▸ **Problem statement**
Write out the material again word for word, dropping any images it holds.

......

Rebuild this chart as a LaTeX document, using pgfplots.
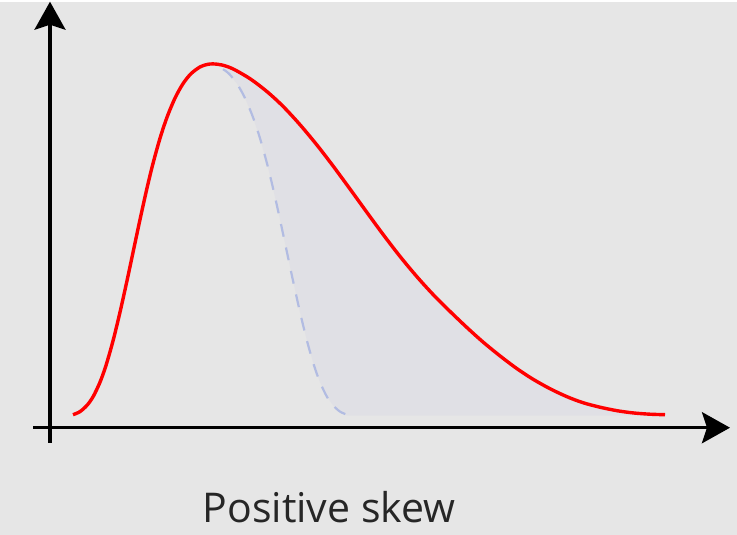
\documentclass[border=0pt]{standalone}
\usepackage{pgfplots}
\pgfplotsset{compat=1.18}
\usepackage{fontspec}
\setmainfont{Open Sans}
\usetikzlibrary{arrows.meta}
\definecolor{bg}{RGB}{230,230,230}
\definecolor{shade}{RGB}{224,224,229}
\definecolor{dashblue}{RGB}{178,188,226}
\definecolor{curvered}{RGB}{255,0,0}
\begin{document}
\begin{tikzpicture}
\begin{axis}[scale only axis,width=737bp,height=533bp,
  xmin=0,xmax=737,ymin=0,ymax=533,y dir=reverse,hide axis,clip=false]
\fill[bg] (axis cs:0,0) rectangle (axis cs:737,533);
% shaded tail region
\addplot[fill=shade,draw=none] coordinates {
 (223,67.5)(229,72)(237,82)(245,96.4)(253,115.6)(260,136.6)(267,161.8)(273,186.4)
 (280,217.9)(287,250.8)(293,279)(300,310.5)(307,339.2)(314,363.7)(320,380.5)
 (327,395.2)(333,403.6)(340,409.9)(347,414)
 (665,414)(650,412.5)(633,411.2)(617,409)(600,405.5)(583,401)(567,395)(550,387)
 (533,377.5)(517,367)(500,354.2)(483,340.3)(467,325.9)(450,309.7)(433,292.7)
 (417,275.1)(400,254.7)(383,232.6)(367,210.8)(350,187.3)(333,164.2)(317,143.4)
 (300,123)(283,104.6)(267,89.9)(250,77)(233,67.2)} -- cycle;
% mirrored left half
\addplot[dashblue,line width=2.2bp,dash pattern=on 13bp off 11bp,smooth] coordinates {
 (223,67.5)(229,72)(237,82)(245,96.4)(253,115.6)(260,136.6)(267,161.8)(273,186.4)
 (280,217.9)(287,250.8)(293,279)(300,310.5)(307,339.2)(314,363.7)(320,380.5)
 (327,395.2)(333,403.6)(340,409.9)(347,413)};
% skewed density
\addplot[curvered,line width=3.4bp,smooth] coordinates {
 (73,413)(80,409.9)(87,403.6)(93,395.2)(100,380.5)(106,363.7)(113,339.2)(120,310.5)
 (127,279)(133,250.8)(140,217.9)(147,186.4)(153,161.8)(160,136.6)(167,115.6)
 (175,96.4)(183,82)(191,72)(200,65.25)(207,62.8)(213,62.2)(222,63.3)(233,67.2)
 (250,77)(267,89.9)(283,104.6)(300,123)(317,143.4)(333,164.2)(350,187.3)
 (367,210.8)(383,232.6)(400,254.7)(417,275.1)(433,292.7)(450,309.7)(467,325.9)
 (483,340.3)(500,354.2)(517,367)(533,377.5)(550,387)(567,395)(583,401)
 (600,405.5)(617,409)(633,411.2)(650,412.5)(665,413)};
\draw[line width=3.4bp,-{Stealth[length=28bp,width=31bp,inset=5bp]}] (axis cs:50,441) -- (axis cs:50,0);
\draw[line width=3.4bp,-{Stealth[length=28bp,width=31bp,inset=5bp]}] (axis cs:33,426) -- (axis cs:730,426);
\node[anchor=base,font=\fontsize{41bp}{48bp}\selectfont,text=black!85] at (axis cs:329,521) {Positive skew};
\end{axis}
\end{tikzpicture}
\end{document}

......

▸ **Solution for this problem**
Rebuild this chart as a LaTeX document, using pgfplots.
\documentclass[border=0pt]{standalone}
\usepackage{pgfplots}
\pgfplotsset{compat=1.18}
\usepackage{fontspec}
\setmainfont{Open Sans}
\usetikzlibrary{arrows.meta}
\definecolor{bg}{RGB}{230,230,230}
\definecolor{shade}{RGB}{224,224,229}
\definecolor{dashblue}{RGB}{178,188,226}
\definecolor{curvered}{RGB}{255,0,0}
\begin{document}
\begin{tikzpicture}
\begin{axis}[scale only axis,width=737bp,height=533bp,
  xmin=0,xmax=737,ymin=0,ymax=533,y dir=reverse,hide axis,clip=false]
\fill[bg] (axis cs:0,0) rectangle (axis cs:737,533);
% shaded tail region
\addplot[fill=shade,draw=none] coordinates {
 (223,67.5)(229,72)(237,82)(245,96.4)(253,115.6)(260,136.6)(267,161.8)(273,186.4)
 (280,217.9)(287,250.8)(293,279)(300,310.5)(307,339.2)(314,363.7)(320,380.5)
 (327,395.2)(333,403.6)(340,409.9)(347,414)
 (665,414)(650,412.5)(633,411.2)(617,409)(600,405.5)(583,401)(567,395)(550,387)
 (533,377.5)(517,367)(500,354.2)(483,340.3)(467,325.9)(450,309.7)(433,292.7)
 (417,275.1)(400,254.7)(383,232.6)(367,210.8)(350,187.3)(333,164.2)(317,143.4)
 (300,123)(283,104.6)(267,89.9)(250,77)(233,67.2)} -- cycle;
% mirrored left half
\addplot[dashblue,line width=2.2bp,dash pattern=on 13bp off 11bp,smooth] coordinates {
 (223,67.5)(229,72)(237,82)(245,96.4)(253,115.6)(260,136.6)(267,161.8)(273,186.4)
 (280,217.9)(287,250.8)(293,279)(300,310.5)(307,339.2)(314,363.7)(320,380.5)
 (327,395.2)(333,403.6)(340,409.9)(347,413)};
% skewed density
\addplot[curvered,line width=3.4bp,smooth] coordinates {
 (73,413)(80,409.9)(87,403.6)(93,395.2)(100,380.5)(106,363.7)(113,339.2)(120,310.5)
 (127,279)(133,250.8)(140,217.9)(147,186.4)(153,161.8)(160,136.6)(167,115.6)
 (175,96.4)(183,82)(191,72)(200,65.25)(207,62.8)(213,62.2)(222,63.3)(233,67.2)
 (250,77)(267,89.9)(283,104.6)(300,123)(317,143.4)(333,164.2)(350,187.3)
 (367,210.8)(383,232.6)(400,254.7)(417,275.1)(433,292.7)(450,309.7)(467,325.9)
 (483,340.3)(500,354.2)(517,367)(533,377.5)(550,387)(567,395)(583,401)
 (600,405.5)(617,409)(633,411.2)(650,412.5)(665,413)};
\draw[line width=3.4bp,-{Stealth[length=28bp,width=31bp,inset=5bp]}] (axis cs:50,441) -- (axis cs:50,0);
\draw[line width=3.4bp,-{Stealth[length=28bp,width=31bp,inset=5bp]}] (axis cs:33,426) -- (axis cs:730,426);
\node[anchor=base,font=\fontsize{41bp}{48bp}\selectfont,text=black!85] at (axis cs:329,521) {Positive skew};
\end{axis}
\end{tikzpicture}
\end{document}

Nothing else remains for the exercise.